▶ Short problem: Assemble all lines in which the string "chart" appears.

-- BEGIN --

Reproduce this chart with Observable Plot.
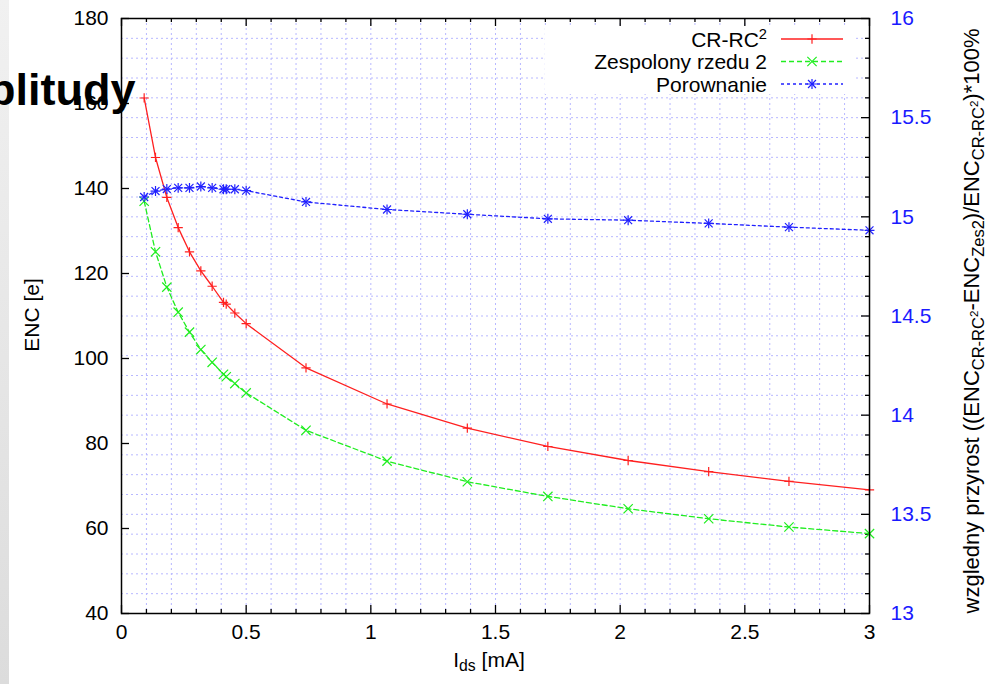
<!DOCTYPE html>
<html><head><meta charset="utf-8">
<script src="https://cdn.jsdelivr.net/npm/d3@7"></script>
<script src="https://cdn.jsdelivr.net/npm/@observablehq/plot@0.6"></script>
<style>
html,body{margin:0;padding:0;background:#fff;}
#wrap{position:relative;width:989px;height:684px;overflow:hidden;font-family:"Liberation Sans",Arial,sans-serif;background:#fff;}
#wrap > svg{position:absolute;left:0;top:0;}
.lbl{position:absolute;white-space:nowrap;font-size:21px;color:#000;line-height:1;}
.rot{transform:translate(-50%,-50%) rotate(-90deg);}
.ctr{transform:translate(-50%,-50%);}
.big{font-size:22px;}
sub{font-size:75%;vertical-align:-0.3em;line-height:0;}
sup{font-size:70%;vertical-align:0.55em;line-height:0;}
#strip{position:absolute;left:0;top:0;width:9px;height:684px;background:linear-gradient(to bottom,#f1f1f1,#dcdcdc);}
#title{position:absolute;left:-12px;top:68px;font:bold 45px "Liberation Sans",Arial,sans-serif;line-height:44px;color:#000;white-space:nowrap;}
</style></head>
<body><div id="wrap"></div>
<script>
// ---- data ----
const xI     = [0.0909, 0.1364, 0.1818, 0.2273, 0.2727, 0.3182, 0.3636, 0.4091, 0.42, 0.4545, 0.5, 0.74, 1.065, 1.387, 1.71, 2.032, 2.355, 2.677, 3.0];
const encCR  = [161.3, 147.3, 137.9, 130.8, 125.1, 120.6, 117.0, 113.2, 112.8, 110.7, 108.2, 97.8, 89.3, 83.6, 79.3, 76.0, 73.4, 71.1, 69.1];
const encZes = [137.0, 125.1, 116.8, 110.9, 106.2, 102.1, 99.1, 96.3, 95.7, 94.1, 91.9, 83.1, 75.85, 71.0, 67.55, 64.65, 62.3, 60.35, 58.8];
const porown = [15.10, 15.13, 15.14, 15.146, 15.146, 15.153, 15.146, 15.139, 15.139, 15.139, 15.132, 15.075, 15.037, 15.013, 14.99, 14.983, 14.967, 14.948, 14.932];
const xTicks  = [0, 0.5, 1, 1.5, 2, 2.5, 3];
const yTicks  = [40, 60, 80, 100, 120, 140, 160, 180];
const y2Ticks = [13, 13.5, 14, 14.5, 15, 15.5, 16];
const seriesNames = ["CR-RC<sup>2</sup>", "Zespolony rzedu 2", "Porownanie"];

// ---- layout ----
const W = 989, H = 684, mL = 121, mR = 120, mT = 18, mB = 71;
const xDom = [0, 3], yDom = [40, 180], y2Dom = [13, 16];
const RED = "#ff2020", GREEN = "#20ee20", BLUE = "#2020ff", GRID = "#b8b8ff";
const toY = v => yDom[0] + (v - y2Dom[0]) * (yDom[1] - yDom[0]) / (y2Dom[1] - y2Dom[0]);
const fromY = v => y2Dom[0] + (v - yDom[0]) * (y2Dom[1] - y2Dom[0]) / (yDom[1] - yDom[0]);
const dxPx = (xDom[1] - xDom[0]) / (W - mL - mR);
const dyPx = (yDom[1] - yDom[0]) / (H - mT - mB);

const data = xI.map((x, i) => ({x, cr: encCR[i], zes: encZes[i], por: toY(porown[i])}));
const minorX = d3.range(0, 31).map(k => k / 10);
const minorY2 = d3.range(0, 31).map(k => y2Dom[0] + k / 10);
const isMajor = d => Math.abs(d * 2 - Math.round(d * 2)) < 1e-6;

const chart = Plot.plot({
  width: W, height: H,
  marginLeft: mL, marginRight: mR, marginTop: mT, marginBottom: mB,
  x: {domain: xDom, label: null},
  y: {domain: yDom, label: null},
  style: {fontFamily: '"Liberation Sans", Arial, sans-serif', fontSize: "21px", background: "transparent", overflow: "visible"},
  marks: [
    // grid
    Plot.ruleX(minorX.slice(1, -1), {stroke: GRID, strokeWidth: 1, strokeDasharray: "2,3"}),
    Plot.ruleY(minorY2.slice(1, -1), {y: toY, stroke: GRID, strokeWidth: 1, strokeDasharray: "2,3"}),
    // tick marks (inward)
    Plot.ruleX(minorX, {y1: yDom[0], y2: d => yDom[0] + (isMajor(d) ? 8 : 4) * dyPx, stroke: "#000", strokeWidth: 1.3}),
    Plot.ruleX(minorX, {y1: yDom[1], y2: d => yDom[1] - (isMajor(d) ? 8 : 4) * dyPx, stroke: "#000", strokeWidth: 1.3}),
    Plot.ruleY(yTicks, {x1: xDom[0], x2: xDom[0] + 8 * dxPx, stroke: "#000", strokeWidth: 1.3}),
    Plot.ruleY(minorY2, {y: toY, x1: xDom[1], x2: d => xDom[1] - (isMajor(d) ? 8 : 4) * dxPx, stroke: "#000", strokeWidth: 1.3}),
    // axes labels
    Plot.axisX({ticks: xTicks, anchor: "bottom", tickSize: 0, tickPadding: 11, tickFormat: d => String(d), label: null, fontSize: 21}),
    Plot.axisY({ticks: yTicks, anchor: "left", tickSize: 0, tickPadding: 13, tickFormat: d => String(d), label: null, fontSize: 21}),
    Plot.axisY({ticks: y2Ticks.map(toY), anchor: "right", tickSize: 0, tickPadding: 21, color: "#1a1aff",
                tickFormat: d => String(Math.round(fromY(d) * 10) / 10), label: null, fontSize: 21}),
    // series
    Plot.line(data, {x: "x", y: "cr", stroke: RED, strokeWidth: 1.3}),
    Plot.line(data, {x: "x", y: "zes", stroke: GREEN, strokeWidth: 1.3, strokeDasharray: "5,3"}),
    Plot.line(data, {x: "x", y: "por", stroke: BLUE, strokeWidth: 1.3, strokeDasharray: "3,3"}),
    Plot.dot(data, {x: "x", y: "cr", symbol: "plus", r: 3.1, stroke: RED, strokeWidth: 1.2}),
    Plot.dot(data, {x: "x", y: "zes", symbol: "times", r: 4.3, stroke: GREEN, strokeWidth: 1.2}),
    Plot.dot(data, {x: "x", y: "por", symbol: "plus", r: 3.3, stroke: BLUE, strokeWidth: 1.2}),
    Plot.dot(data, {x: "x", y: "por", symbol: "times", r: 3.7, stroke: BLUE, strokeWidth: 1.2}),
    Plot.frame({stroke: "#000", strokeWidth: 1.5})
  ]
});
const wrap = document.getElementById("wrap");
wrap.appendChild(chart);

// ---- legend (key box, inside the plot, top right) ----
const lg = d3.select(wrap).append("svg").attr("width", W).attr("height", H);
const boxL = 545, boxR = 853, rowY = [39, 61.5, 84];
lg.append("rect").attr("x", boxL).attr("y", 26).attr("width", boxR - boxL).attr("height", 68).attr("fill", "#fff");
const styles = [
  {stroke: RED, dash: null, syms: [[d3.symbolPlus, 30]]},
  {stroke: GREEN, dash: "5,3", syms: [[d3.symbolTimes, 58]]},
  {stroke: BLUE, dash: "3,3", syms: [[d3.symbolPlus, 36], [d3.symbolTimes, 43]]}
];
styles.forEach((s, i) => {
  const g = lg.append("g");
  g.append("line").attr("x1", 781).attr("x2", 843).attr("y1", rowY[i]).attr("y2", rowY[i])
    .attr("stroke", s.stroke).attr("stroke-width", 1.3).attr("stroke-dasharray", s.dash);
  s.syms.forEach(([t, sz]) => g.append("path").attr("d", d3.symbol(t, sz)())
    .attr("transform", `translate(812,${rowY[i]})`).attr("fill", "none").attr("stroke", s.stroke).attr("stroke-width", 1.2));
  const d = document.createElement("div");
  d.className = "lbl";
  d.style.right = (W - 767) + "px";
  d.style.top = (rowY[i] - 10.5) + "px";
  d.innerHTML = seriesNames[i];
  wrap.appendChild(d);
});

// ---- axis titles ----
function addLabel(html, x, y, cls) {
  const d = document.createElement("div");
  d.className = "lbl " + cls;
  d.style.left = x + "px"; d.style.top = y + "px";
  d.innerHTML = html;
  wrap.appendChild(d);
  return d;
}
addLabel("ENC [e]", 31, 315, "rot");
addLabel("I<sub>ds</sub> [mA]", 489, 659, "ctr");
addLabel("wzgledny przyrost ((ENC<sub>CR-RC<sup>2</sup></sub>-ENC<sub>Zes2</sub>)/ENC<sub>CR-RC<sup>2</sup></sub>)*100%", 972, 321, "rot big");

// ---- slide remnants: grey strip and cropped title ----
const strip = document.createElement("div"); strip.id = "strip"; wrap.appendChild(strip);
const title = document.createElement("div"); title.id = "title"; title.textContent = "plitudy"; wrap.appendChild(title);
</script>
</body></html>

-- END --

▶ The response:
Reproduce this chart with Observable Plot.
const chart = Plot.plot({
wrap.appendChild(chart);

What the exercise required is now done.